### Required task
Where a line below holds the string "matplotlib", copy that line.

### Material provided
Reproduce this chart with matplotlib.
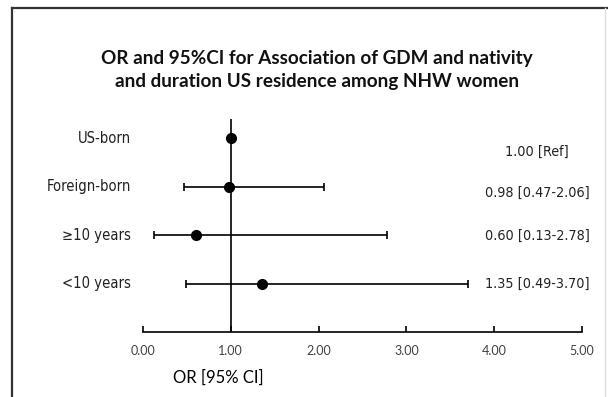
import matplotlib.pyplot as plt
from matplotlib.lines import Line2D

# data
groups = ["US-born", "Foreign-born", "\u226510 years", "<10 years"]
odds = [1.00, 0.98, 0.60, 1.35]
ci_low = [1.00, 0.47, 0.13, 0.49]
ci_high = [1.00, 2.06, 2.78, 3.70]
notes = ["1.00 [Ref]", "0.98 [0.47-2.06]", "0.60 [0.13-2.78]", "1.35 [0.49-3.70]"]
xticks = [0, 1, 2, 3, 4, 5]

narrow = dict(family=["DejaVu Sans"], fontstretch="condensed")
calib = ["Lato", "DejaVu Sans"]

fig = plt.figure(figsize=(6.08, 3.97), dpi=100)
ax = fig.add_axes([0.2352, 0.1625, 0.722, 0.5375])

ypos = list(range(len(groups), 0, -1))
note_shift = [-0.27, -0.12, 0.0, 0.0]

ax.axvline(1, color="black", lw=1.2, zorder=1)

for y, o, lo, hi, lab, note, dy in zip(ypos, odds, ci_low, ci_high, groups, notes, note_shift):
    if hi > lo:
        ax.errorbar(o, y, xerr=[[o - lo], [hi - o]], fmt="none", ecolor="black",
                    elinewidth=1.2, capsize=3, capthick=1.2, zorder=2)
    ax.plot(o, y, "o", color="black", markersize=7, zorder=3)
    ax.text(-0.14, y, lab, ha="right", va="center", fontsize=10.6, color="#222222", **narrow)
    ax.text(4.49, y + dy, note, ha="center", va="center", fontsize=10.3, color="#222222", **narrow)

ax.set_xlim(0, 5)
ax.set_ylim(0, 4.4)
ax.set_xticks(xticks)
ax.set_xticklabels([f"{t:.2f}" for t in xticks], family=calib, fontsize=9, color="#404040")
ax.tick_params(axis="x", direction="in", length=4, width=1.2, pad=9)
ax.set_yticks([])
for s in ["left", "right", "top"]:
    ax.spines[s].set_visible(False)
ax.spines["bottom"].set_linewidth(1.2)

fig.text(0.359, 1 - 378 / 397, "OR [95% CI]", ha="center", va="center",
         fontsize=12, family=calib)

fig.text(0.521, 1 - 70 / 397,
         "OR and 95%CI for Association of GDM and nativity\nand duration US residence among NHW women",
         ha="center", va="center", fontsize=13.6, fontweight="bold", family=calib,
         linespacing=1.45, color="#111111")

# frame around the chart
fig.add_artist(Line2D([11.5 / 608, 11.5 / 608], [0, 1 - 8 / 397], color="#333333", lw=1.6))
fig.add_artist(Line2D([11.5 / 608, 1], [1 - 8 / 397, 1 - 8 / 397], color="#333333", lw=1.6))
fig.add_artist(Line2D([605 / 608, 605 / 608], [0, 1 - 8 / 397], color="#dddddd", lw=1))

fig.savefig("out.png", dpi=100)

### Reply
Reproduce this chart with matplotlib.
import matplotlib.pyplot as plt
from matplotlib.lines import Line2D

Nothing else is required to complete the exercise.